Objective ▸ Pictures stay out of the copy; restate everything else in the material exactly.

---*---

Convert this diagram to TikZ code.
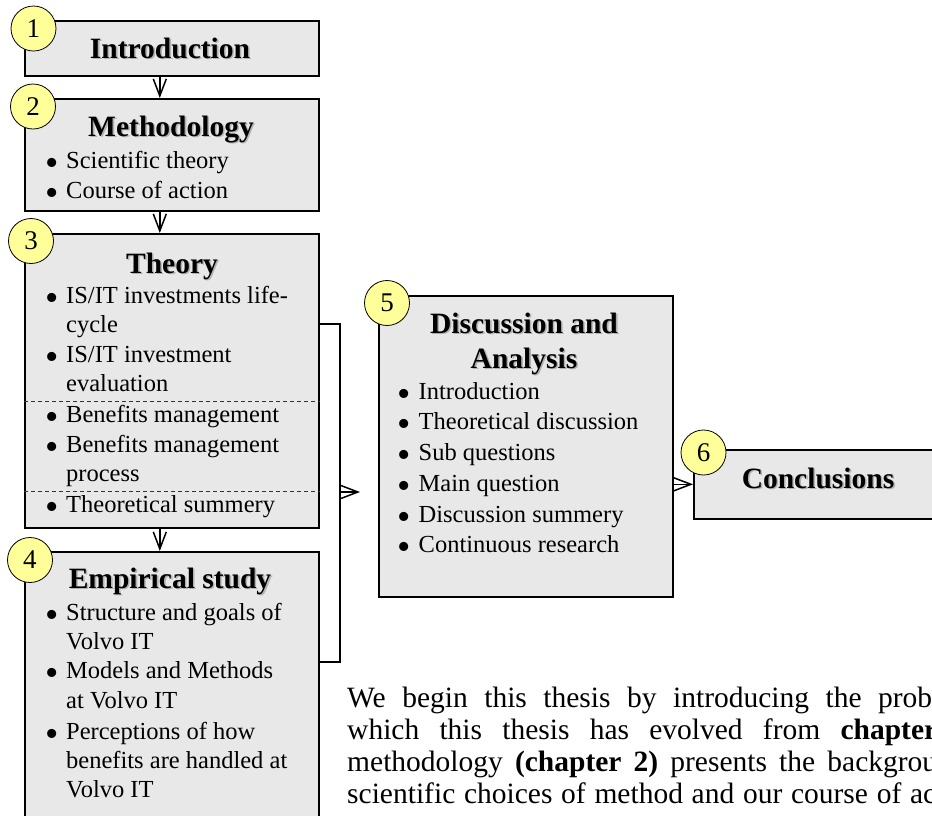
\documentclass[tikz,border=0pt]{standalone}
\usepackage{fontspec}
\usepackage{graphicx}
\setmainfont{Liberation Serif}
\usetikzlibrary{arrows.meta}
\definecolor{boxgray}{HTML}{E8E8E8}
\definecolor{numyellow}{HTML}{FFFF99}
% bold heading with a soft grey drop shadow
\newcommand\shadowed[1]{\makebox[0pt][l]{\hspace{1.6pt}\raisebox{-1.6pt}{\textcolor{black!30}{#1}}}#1}
% enlarged bullet followed by a fixed indent
\newcommand\bul{\makebox[21pt][l]{\raisebox{-0.3em}[0pt][0pt]{\scalebox{1.55}{\textbullet}}}}
\begin{document}
\begin{tikzpicture}[x=1pt,y=-1pt,
  box/.style={draw, line width=1.6pt, fill=boxgray, inner sep=0pt, anchor=north west, minimum width=294pt},
  num/.style={circle, draw, line width=0.8pt, fill=numyellow, minimum size=45pt, inner sep=0pt, font=\fontsize{27}{27}\selectfont},
  title/.style={inner sep=0pt, anchor=base, font=\fontsize{29.5}{35}\selectfont\bfseries},
  item/.style={inner sep=0pt, anchor=base west, font=\fontsize{24.5}{30}\selectfont},
  para/.style={inner sep=0pt, anchor=base west, font=\fontsize{29.5}{34}\selectfont},
  arr/.style={line width=1.5pt, -{Straight Barb[length=17pt,width=13pt]}},
  link/.style={line width=1.5pt},
  sep/.style={line width=0.8pt, dash pattern=on 4pt off 3pt, draw=black!80}]
\useasboundingbox (0,0) rectangle (932,815);
\clip (0,0) rectangle (932,815);

% chapter boxes
\node[box, minimum height=55pt]  (b1) at (24,20)  {};
\node[box, minimum height=112pt] (b2) at (24,98)  {};
\node[box, minimum height=294pt] (b3) at (24,233) {};
\node[box, minimum height=300pt] (b4) at (24,551) {};
\node[box, minimum height=301pt] (b5) at (378,295) {};
\node[box, minimum height=69pt, minimum width=300pt] (b6) at (693,449) {};

% section separators inside the theory box
\coordinate (s1) at (0,401);
\coordinate (s2) at (0,491);
\draw[sep] (b3.west |- s1) -- (b3.east |- s1);
\draw[sep] (b3.west |- s2) -- (b3.east |- s2);

% chapter numbers
\node[num] (n1) at (33.5,28.5) {1};
\node[num] (n2) at (33,106.5) {2};
\node[num] (n3) at (31,241) {3};
\node[num] (n4) at (30,560) {4};
\node[num] (n5) at (387,303) {5};
\node[num] (n6) at (703.5,452.5) {6};

% headings
\node[title] (h1) at (170,58)  {\shadowed{Introduction}};
\node[title] (h2) at (171,136) {\shadowed{Methodology}};
\node[title] (h3) at (172,273) {\shadowed{Theory}};
\node[title] (h4) at (170,588) {\shadowed{Empirical study}};
\node[title] (h5a) at (524,333) {\shadowed{Discussion and}};
\node[title] (h5b) at (524,368) {\shadowed{Analysis}};
\node[title] (h6) at (818,488) {\shadowed{Conclusions}};

% methodology items
\node[item] (m1) at (45,168) {\bul Scientific theory};
\node[item] (m2) at (45,198) {\bul Course of action};

% theory items
\node[item] (t1) at (45,303) {\bul IS/IT investments life-};
\node[item] (t1b) at (66,332) {cycle};
\node[item] (t2) at (45,362) {\bul IS/IT investment};
\node[item] (t2b) at (66,391) {evaluation};
\node[item] (t3) at (45,422) {\bul Benefits management};
\node[item] (t4) at (45,452) {\bul Benefits management};
\node[item] (t4b) at (66,481) {process};
\node[item] (t5) at (45,512) {\bul Theoretical summery};

% empirical study items
\node[item] (e1) at (45,620) {\bul Structure and goals of};
\node[item] (e1b) at (66,649) {Volvo IT};
\node[item] (e2) at (45,678) {\bul Models and Methods};
\node[item] (e2b) at (66,708) {at Volvo IT};
\node[item] (e3) at (45,739) {\bul Perceptions of how};
\node[item] (e3b) at (66,768) {benefits are handled at};
\node[item] (e3c) at (66,797) {Volvo IT};

% discussion items
\node[item] (d1) at (397.5,399) {\bul Introduction};
\node[item] (d2) at (397.5,429) {\bul Theoretical discussion};
\node[item] (d3) at (397.5,460) {\bul Sub questions};
\node[item] (d4) at (397.5,491) {\bul Main question};
\node[item] (d5) at (397.5,522) {\bul Discussion summery};
\node[item] (d6) at (397.5,552) {\bul Continuous research};

% flow between the chapters
\draw[arr] ([xshift=-12pt]b1.south) -- ([xshift=-12pt]b2.north);
\draw[arr] ([xshift=-12pt]b2.south) -- ([xshift=-12pt]b3.north);
\draw[arr] ([xshift=-12pt]b3.south) -- ([xshift=-12pt]b4.north);

% bracket joining theory and empirical study
\coordinate (j1) at (340,324);
\coordinate (j2) at (340,662);
\coordinate (j3) at (340,492);
\coordinate (tip5) at (360,492);
\draw[link] (j1 -| b3.east) -- (j1) -- (j2) -- (j2 -| b4.east);
\draw[arr] (j3) -- (tip5);
\draw[arr] (b5.east |- b6.west) -- (b6.west);

% running text
\node[para] (p1) at (347,707) {\makebox[585pt][s]{We begin this thesis by introducing the prob}};
\node[para] (p2) at (347,739) {\makebox[590pt][s]{which this thesis has evolved from \textbf{chapter}}};
\node[para] (p3) at (347,771) {\makebox[590pt][s]{methodology \textbf{(chapter 2)} presents the backgrou}};
\node[para] (p4) at (347,803) {\makebox[589pt][s]{scientific choices of method and our course of ac}};
\end{tikzpicture}
\end{document}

---*---

Finished answer ▸
Convert this diagram to TikZ code.
\documentclass[tikz,border=0pt]{standalone}
\usepackage{fontspec}
\usepackage{graphicx}
\setmainfont{Liberation Serif}
\usetikzlibrary{arrows.meta}
\definecolor{boxgray}{HTML}{E8E8E8}
\definecolor{numyellow}{HTML}{FFFF99}
% bold heading with a soft grey drop shadow
\newcommand\shadowed[1]{\makebox[0pt][l]{\hspace{1.6pt}\raisebox{-1.6pt}{\textcolor{black!30}{#1}}}#1}
% enlarged bullet followed by a fixed indent
\newcommand\bul{\makebox[21pt][l]{\raisebox{-0.3em}[0pt][0pt]{\scalebox{1.55}{\textbullet}}}}
\begin{document}
\begin{tikzpicture}[x=1pt,y=-1pt,
  box/.style={draw, line width=1.6pt, fill=boxgray, inner sep=0pt, anchor=north west, minimum width=294pt},
  num/.style={circle, draw, line width=0.8pt, fill=numyellow, minimum size=45pt, inner sep=0pt, font=\fontsize{27}{27}\selectfont},
  title/.style={inner sep=0pt, anchor=base, font=\fontsize{29.5}{35}\selectfont\bfseries},
  item/.style={inner sep=0pt, anchor=base west, font=\fontsize{24.5}{30}\selectfont},
  para/.style={inner sep=0pt, anchor=base west, font=\fontsize{29.5}{34}\selectfont},
  arr/.style={line width=1.5pt, -{Straight Barb[length=17pt,width=13pt]}},
  link/.style={line width=1.5pt},
  sep/.style={line width=0.8pt, dash pattern=on 4pt off 3pt, draw=black!80}]
\useasboundingbox (0,0) rectangle (932,815);
\clip (0,0) rectangle (932,815);

% chapter boxes
\node[box, minimum height=55pt]  (b1) at (24,20)  {};
\node[box, minimum height=112pt] (b2) at (24,98)  {};
\node[box, minimum height=294pt] (b3) at (24,233) {};
\node[box, minimum height=300pt] (b4) at (24,551) {};
\node[box, minimum height=301pt] (b5) at (378,295) {};
\node[box, minimum height=69pt, minimum width=300pt] (b6) at (693,449) {};

% section separators inside the theory box
\coordinate (s1) at (0,401);
\coordinate (s2) at (0,491);
\draw[sep] (b3.west |- s1) -- (b3.east |- s1);
\draw[sep] (b3.west |- s2) -- (b3.east |- s2);

% chapter numbers
\node[num] (n1) at (33.5,28.5) {1};
\node[num] (n2) at (33,106.5) {2};
\node[num] (n3) at (31,241) {3};
\node[num] (n4) at (30,560) {4};
\node[num] (n5) at (387,303) {5};
\node[num] (n6) at (703.5,452.5) {6};

% headings
\node[title] (h1) at (170,58)  {\shadowed{Introduction}};
\node[title] (h2) at (171,136) {\shadowed{Methodology}};
\node[title] (h3) at (172,273) {\shadowed{Theory}};
\node[title] (h4) at (170,588) {\shadowed{Empirical study}};
\node[title] (h5a) at (524,333) {\shadowed{Discussion and}};
\node[title] (h5b) at (524,368) {\shadowed{Analysis}};
\node[title] (h6) at (818,488) {\shadowed{Conclusions}};

% methodology items
\node[item] (m1) at (45,168) {\bul Scientific theory};
\node[item] (m2) at (45,198) {\bul Course of action};

% theory items
\node[item] (t1) at (45,303) {\bul IS/IT investments life-};
\node[item] (t1b) at (66,332) {cycle};
\node[item] (t2) at (45,362) {\bul IS/IT investment};
\node[item] (t2b) at (66,391) {evaluation};
\node[item] (t3) at (45,422) {\bul Benefits management};
\node[item] (t4) at (45,452) {\bul Benefits management};
\node[item] (t4b) at (66,481) {process};
\node[item] (t5) at (45,512) {\bul Theoretical summery};

% empirical study items
\node[item] (e1) at (45,620) {\bul Structure and goals of};
\node[item] (e1b) at (66,649) {Volvo IT};
\node[item] (e2) at (45,678) {\bul Models and Methods};
\node[item] (e2b) at (66,708) {at Volvo IT};
\node[item] (e3) at (45,739) {\bul Perceptions of how};
\node[item] (e3b) at (66,768) {benefits are handled at};
\node[item] (e3c) at (66,797) {Volvo IT};

% discussion items
\node[item] (d1) at (397.5,399) {\bul Introduction};
\node[item] (d2) at (397.5,429) {\bul Theoretical discussion};
\node[item] (d3) at (397.5,460) {\bul Sub questions};
\node[item] (d4) at (397.5,491) {\bul Main question};
\node[item] (d5) at (397.5,522) {\bul Discussion summery};
\node[item] (d6) at (397.5,552) {\bul Continuous research};

% flow between the chapters
\draw[arr] ([xshift=-12pt]b1.south) -- ([xshift=-12pt]b2.north);
\draw[arr] ([xshift=-12pt]b2.south) -- ([xshift=-12pt]b3.north);
\draw[arr] ([xshift=-12pt]b3.south) -- ([xshift=-12pt]b4.north);

% bracket joining theory and empirical study
\coordinate (j1) at (340,324);
\coordinate (j2) at (340,662);
\coordinate (j3) at (340,492);
\coordinate (tip5) at (360,492);
\draw[link] (j1 -| b3.east) -- (j1) -- (j2) -- (j2 -| b4.east);
\draw[arr] (j3) -- (tip5);
\draw[arr] (b5.east |- b6.west) -- (b6.west);

% running text
\node[para] (p1) at (347,707) {\makebox[585pt][s]{We begin this thesis by introducing the prob}};
\node[para] (p2) at (347,739) {\makebox[590pt][s]{which this thesis has evolved from \textbf{chapter}}};
\node[para] (p3) at (347,771) {\makebox[590pt][s]{methodology \textbf{(chapter 2)} presents the backgrou}};
\node[para] (p4) at (347,803) {\makebox[589pt][s]{scientific choices of method and our course of ac}};
\end{tikzpicture}
\end{document}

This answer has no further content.